Now I just assume that anyone and everyone in government is lying all the time. I sometimes read documents released by the Freedom of Information Act. I have read batches of Wikileaks documents. We have been overthrowing democracies for a long time, Guatemala, Chili, Iran, to name a few. Not that Syria is a democracy. Not that it matters.

What is the good in all of this? How can we ever imagine that in the big picture these arbitrary national borders and the small differences in racial or religious characteristics or financial worth make an ounce of difference in the long run. Who we are makes the difference. In the last few weeks I have talked with several people who were taking bold courageous stands for their truth.

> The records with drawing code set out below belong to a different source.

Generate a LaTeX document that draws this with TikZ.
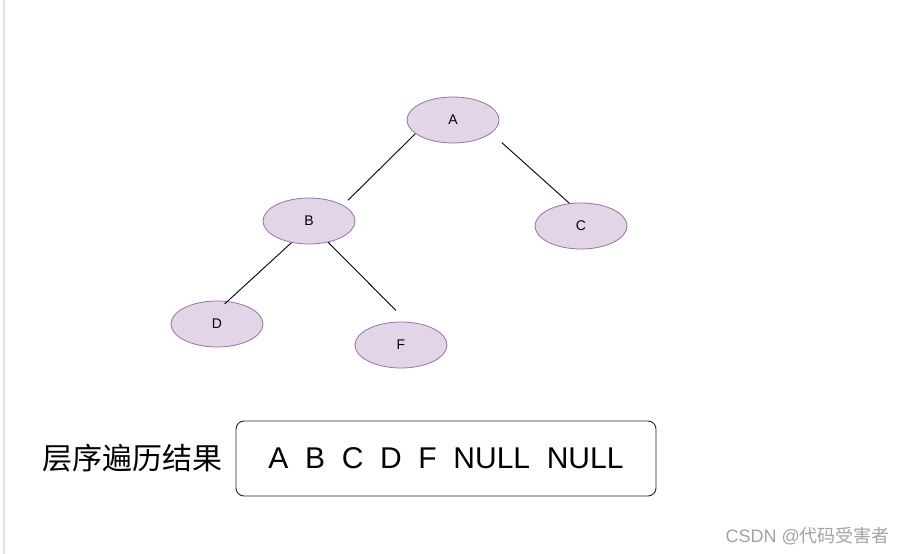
\documentclass[tikz,border=0pt]{standalone}
\usepackage{fontspec}
\setmainfont{Liberation Sans}
\newfontfamily\cjkfont{Noto Sans CJK SC}
\usetikzlibrary{shapes.geometric,positioning}
\definecolor{nodeFill}{HTML}{E1D5E7}
\definecolor{nodeLine}{HTML}{9673A6}
\definecolor{sideGray}{HTML}{E4E4E4}
\definecolor{markGray}{HTML}{A3A3A3}

\begin{document}
\begin{tikzpicture}[
  x=1pt,y=-1pt,
  treenode/.style={ellipse,draw=nodeLine,fill=nodeFill,line width=0.8pt,minimum width=92pt,minimum height=46pt,inner sep=0pt,font=\fontsize{14}{16}\selectfont},
  edge/.style={draw=black,line width=0.9pt},
  resbox/.style={draw=black!85,rounded corners=8pt,line width=0.9pt,minimum width=420pt,minimum height=75pt,font=\fontsize{30}{34}\selectfont}
]
  \useasboundingbox (0,0) rectangle (906,554);
  \fill[white] (0,0) rectangle (906,554);
  \draw[sideGray,line width=2pt] (4,0) -- (4,554);

  % tree
  \node[treenode] (A) at (453,120) {A};
  \node[treenode] (B) at (309,221) {B};
  \node[treenode] (C) at (581,226) {C};
  \node[treenode] (D) at (217,324) {D};
  \node[treenode] (F) at (401,345) {F};

  \draw[edge,shorten >=7pt] (A.200) -- (B.25);
  \draw[edge,shorten <=14pt] (A.-19) -- (C.117);
  \draw[edge,shorten >=-4pt] (B.231) -- (D.65);
  \draw[edge,shorten >=16pt] (B.-48) -- (F.75);

  % result
  \node[resbox] (res) at (446,458.5) {A\ \ B\ \ C\ \ D\ \ F\ \ NULL\ \ NULL};
  \node[left=13pt of res,inner sep=0pt,font=\fontsize{30}{34}\selectfont\cjkfont] (lbl) {层序遍历结果};

  \node[anchor=east,inner sep=0pt,text=markGray,font=\fontsize{18}{20}\selectfont] (mark) at (890,536) {CSDN @{\cjkfont 代码受害者}};
\end{tikzpicture}
\end{document}
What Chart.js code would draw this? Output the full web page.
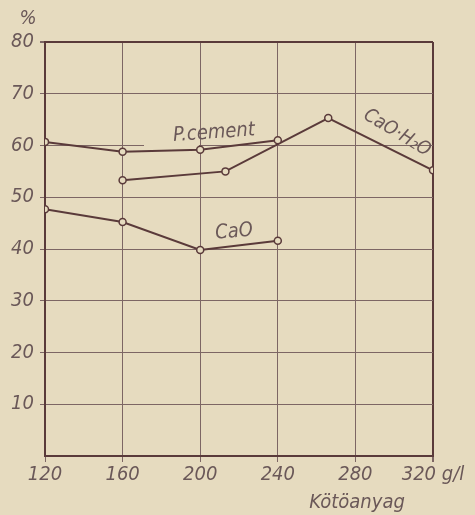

The reason these stands were bold and courageous is because they risked upsetting the status quo. In all cases the women gained so much by staying in their integrity that the old concerns no longer had any power or influence.

My truth is that I want peace in the world. My challenge is to hold that peace when the shit starts to fly. My challenge is to let go of the shame for our collective past mistakes and hold the peace. My job is to know that everyone from the powerful to the seemingly most insignificant person is equal in the eyes of god. "There is no path to peace. Peace is the path." Thick Nhat Hahn.

I awoke today disturbed by the thought that we are about to make another blunder and cause a great increase in suffering in the world. Now I am working on having compassion, real compassion for those who are causing suffering and experiencing it. I am trying to attune myself to the music of hope and beauty and love. It ain't easy, and it won't be easy later today or tomorrow.